> Exercise directions
Your answer should be a single number: the count of lines containing the string "this".
--- START Extracted data ---
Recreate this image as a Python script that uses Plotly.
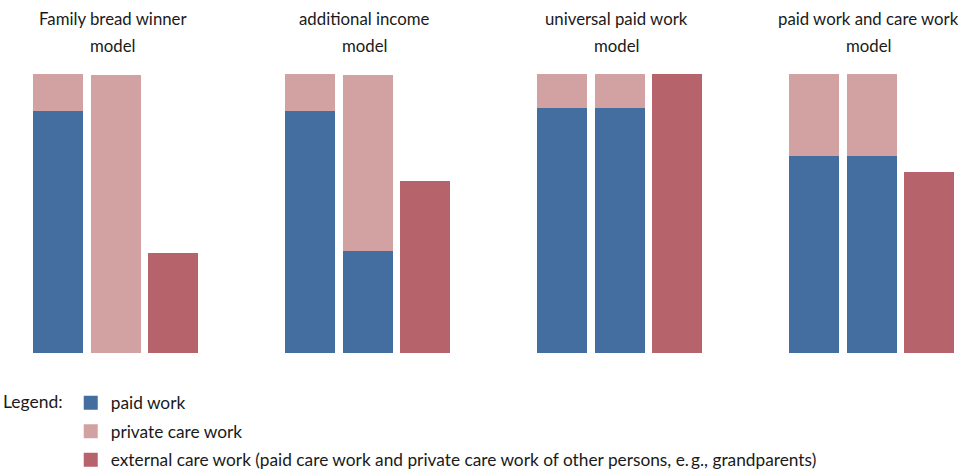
import plotly.graph_objects as go

# ---- data ----
group_titles = ["Family bread winner\nmodel", "additional income\nmodel",
                "universal paid work\nmodel", "paid work and care work\nmodel"]
# two stacked bars per group (person 1, person 2)
paid_work = [[87.1, 0.0], [87.1, 36.9], [88.2, 88.2], [71.0, 71.0]]
private_care = [[12.5, 99.3], [12.5, 62.4], [11.8, 11.8], [29.0, 29.0]]
# third bar per group
external_care = [35.5, 61.3, 100.0, 64.5]

series_names = ["paid work", "private care work",
                "external care work (paid care work and private care work of other persons, e.\u2009g., grandparents)"]
colors = ["#436e9f", "#d2a2a2", "#b7636b"]

# ---- layout helpers ----
GROUP_STEP = 4.383
BAR_W = 0.835   # plus 1px outline each side -> ~50px
PLOT_TOP, PLOT_BOTTOM = 74, 353

def xpos(g, b):
    return g * GROUP_STEP + b

def paper_y(px):
    return (PLOT_BOTTOM - px) / (PLOT_BOTTOM - PLOT_TOP)

x_stack = [xpos(g, b) for g in range(4) for b in range(2)]
x_ext = [xpos(g, 2) for g in range(4)]

fig = go.Figure()
stack_series = [paid_work, private_care]
for k, series in enumerate(stack_series):
    fig.add_trace(go.Bar(x=x_stack, y=[v for pair in series for v in pair],
                         width=BAR_W, marker=dict(color=colors[k], line=dict(color=colors[k], width=2)),
                         name=series_names[k], legendgroup=str(k)))
fig.add_trace(go.Bar(x=x_ext, y=external_care,
                     width=BAR_W, marker=dict(color=colors[2], line=dict(color=colors[2], width=2)),
                     name=series_names[2], legendgroup="2"))

FONT = "Lato"
TXT = "#1a1a1a"
annotations = []
for g, t in enumerate(group_titles):
    lines = t.split("\n")
    for i, line in enumerate(lines):
        annotations.append(dict(x=xpos(g, 1) - 0.05, xref="x", y=paper_y(18 + 27 * i), yref="paper",
                                text=line, showarrow=False, xanchor="center", yanchor="middle",
                                font=dict(family=FONT, size=16.8, color=TXT)))

fig.update_layout(
    width=963, height=474,
    margin=dict(l=0, r=0, t=PLOT_TOP, b=474 - PLOT_BOTTOM, autoexpand=False),
    barmode="stack",
    plot_bgcolor="white", paper_bgcolor="white",
    xaxis=dict(range=[-1.009, 15.74], visible=False, fixedrange=True),
    yaxis=dict(range=[0, 100], visible=False, fixedrange=True),
    showlegend=True,
    legend=dict(x=1 / 963, xanchor="left", y=paper_y(385), yanchor="top",
                title=dict(text="Legend:", side="left", font=dict(family=FONT, size=17.5, color=TXT)),
                font=dict(family=FONT, size=17.3, color=TXT),
                traceorder="grouped", tracegroupgap=3, itemwidth=30, bgcolor="rgba(0,0,0,0)"),
    annotations=annotations,
)

fig.write_html("out.html", config={"displayModeBar": False},
               post_script="document.body.style.margin='0px';")
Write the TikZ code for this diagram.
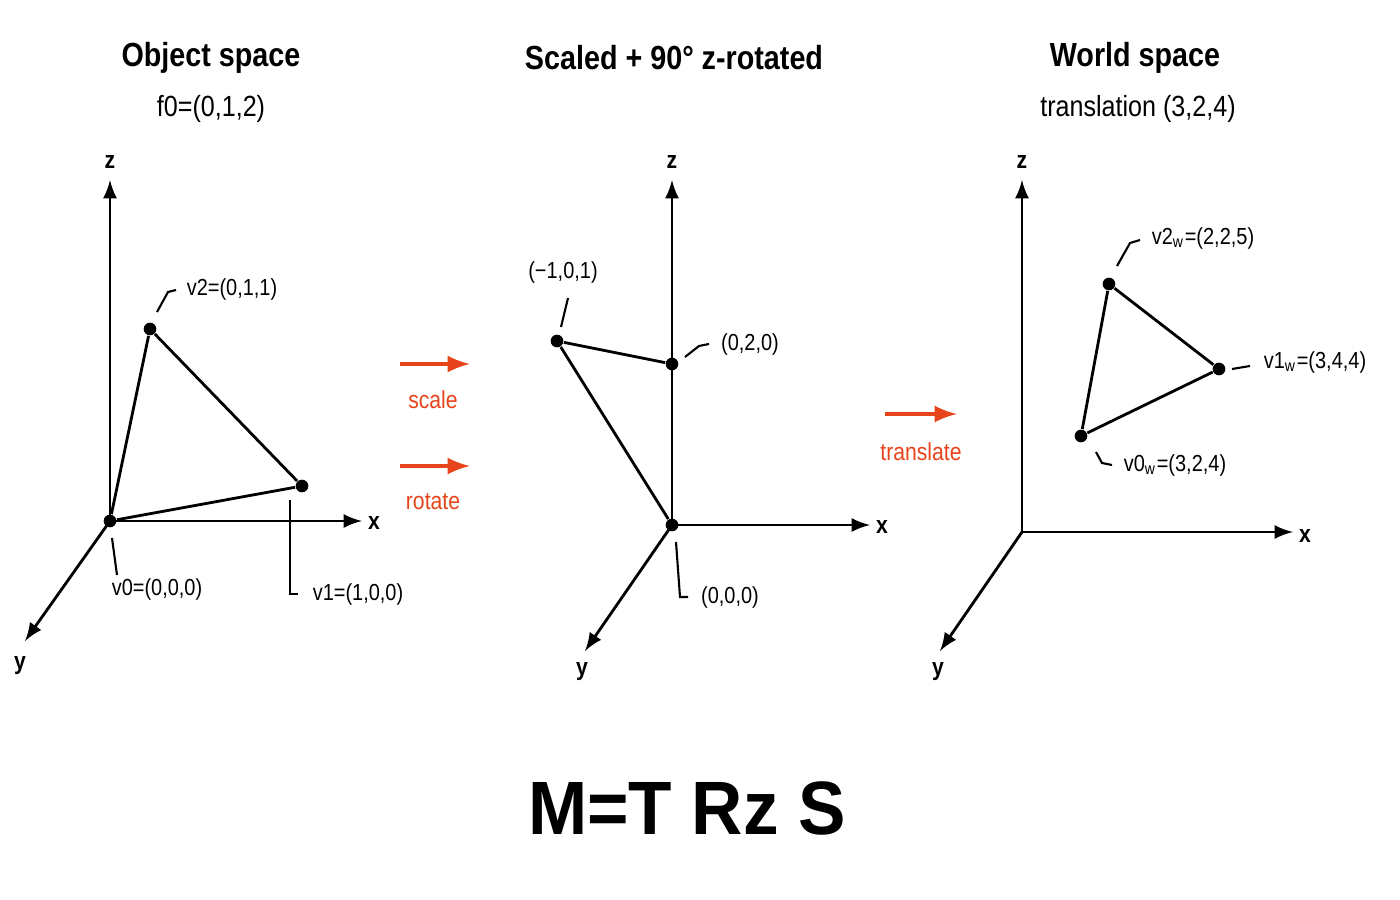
\documentclass[tikz,border=0pt]{standalone}
\usepackage{fontspec}
\setmainfont{Liberation Sans}[FakeStretch=0.86]
\newfontfamily\wideface{Liberation Sans}[FakeStretch=0.94]
\definecolor{opred}{HTML}{E8441C}
\begin{document}
\begin{tikzpicture}[x=0.01cm,y=-0.01cm,
    axis/.style={thick,-latex},
    edge/.style={thick},
    dot/.style={circle,fill=black,inner sep=0pt,minimum size=3.6pt},
    lbl/.style={font=\fontsize{6.6}{7}\selectfont},
    ttl/.style={font=\fontsize{9.5}{10}\selectfont\bfseries},
    sub/.style={font=\fontsize{8.3}{9}\selectfont},
    ax/.style={font=\fontsize{7}{8}\selectfont\bfseries},
    lead/.style={semithick},
    op/.style={line width=1.2pt,-latex,opred},
    opl/.style={font=\fontsize{7}{8}\selectfont,text=opred}]
  \useasboundingbox (0,0) rectangle (1400,900);

  % object space
  \node[ttl] (t1) at (211,58) {Object space};
  \node[sub] (s1) at (211,109) {f0=(0,1,2)};
  \coordinate (o1) at (110,521);
  \node[ax] (z1) at (110,162) {z};
  \node[ax] (x1) at (374,523) {x};
  \node[ax] (y1) at (20,666) {y};
  \draw[axis] (o1) -- (110,180);
  \draw[axis] (o1) -- (362,521);
  \draw[axis] (o1) -- (25,641);
  \node[dot] (a0) at (o1) {};
  \node[dot] (a1) at (302,486) {};
  \node[dot] (a2) at (150,329) {};
  \draw[edge] (a0) -- (a1) -- (a2) -- (a0);
  \node[lbl] (la2) at (232,289) {v2=(0,1,1)};
  \node[lbl] (la0) at (157,589) {v0=(0,0,0)};
  \node[lbl] (la1) at (358,594) {v1=(1,0,0)};
  \draw[lead] (157,312) -- (168,292) -- (176,290);
  \draw[lead] (112,538) -- (117,575);
  \draw[lead] (290,500) -- (290,594) -- (298,594);

  % scaled and rotated
  \node[ttl] (t2) at (674,58) {Scaled + 90\textdegree\ z-rotated};
  \coordinate (o2) at (672,525);
  \node[ax] (z2) at (672,162) {z};
  \node[ax] (x2) at (882,527) {x};
  \node[ax] (y2) at (582,672) {y};
  \draw[axis] (o2) -- (672,180);
  \draw[axis] (o2) -- (870,525);
  \draw[axis] (o2) -- (585,651);
  \node[dot] (b0) at (o2) {};
  \node[dot] (b1) at (672,364) {};
  \node[dot] (b2) at (557,341) {};
  \draw[edge] (b0) -- (b2) -- (b1);
  \node[lbl] (lb2) at (563,272) {(\textminus1,0,1)};
  \node[lbl] (lb1) at (750,344) {(0,2,0)};
  \node[lbl] (lb0) at (730,597) {(0,0,0)};
  \draw[lead] (561,327) -- (568,298);
  \draw[lead] (685,357) -- (699,346) -- (709,344);
  \draw[lead] (676,542) -- (680,597) -- (688,597);

  % world space
  \node[ttl] (t3) at (1135,58) {World space};
  \node[sub] (s3) at (1138,109) {translation (3,2,4)};
  \coordinate (o3) at (1022,532);
  \node[ax] (z3) at (1022,162) {z};
  \node[ax] (x3) at (1305,536) {x};
  \node[ax] (y3) at (938,672) {y};
  \draw[axis] (o3) -- (1022,180);
  \draw[axis] (o3) -- (1293,532);
  \draw[axis] (o3) -- (940,651);
  \node[dot] (c0) at (1081,436) {};
  \node[dot] (c1) at (1219,369) {};
  \node[dot] (c2) at (1109,284) {};
  \draw[edge] (c0) -- (c1) -- (c2) -- (c0);
  \node[lbl] (lc2) at (1203,238) {v2\textsubscript{w}=(2,2,5)};
  \node[lbl] (lc1) at (1315,362) {v1\textsubscript{w}=(3,4,4)};
  \node[lbl] (lc0) at (1175,465) {v0\textsubscript{w}=(3,2,4)};
  \draw[lead] (1117,266) -- (1130,243) -- (1140,240);
  \draw[lead] (1232,369) -- (1250,366);
  \draw[lead] (1096,452) -- (1102,463) -- (1112,465);

  % operations
  \draw[op] (400,364) -- (470,364);
  \node[opl] (ls) at (433,400) {scale};
  \draw[op] (400,466) -- (470,466);
  \node[opl] (lr) at (433,502) {rotate};
  \draw[op] (885,414) -- (957,414);
  \node[opl] (lt) at (921,452) {translate};

  \node[font=\fontsize{21.5}{24}\wideface\bfseries] (m) at (687,808) {M=T Rz S};
\end{tikzpicture}
\end{document}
--- END Extracted data ---
> Expected answer
2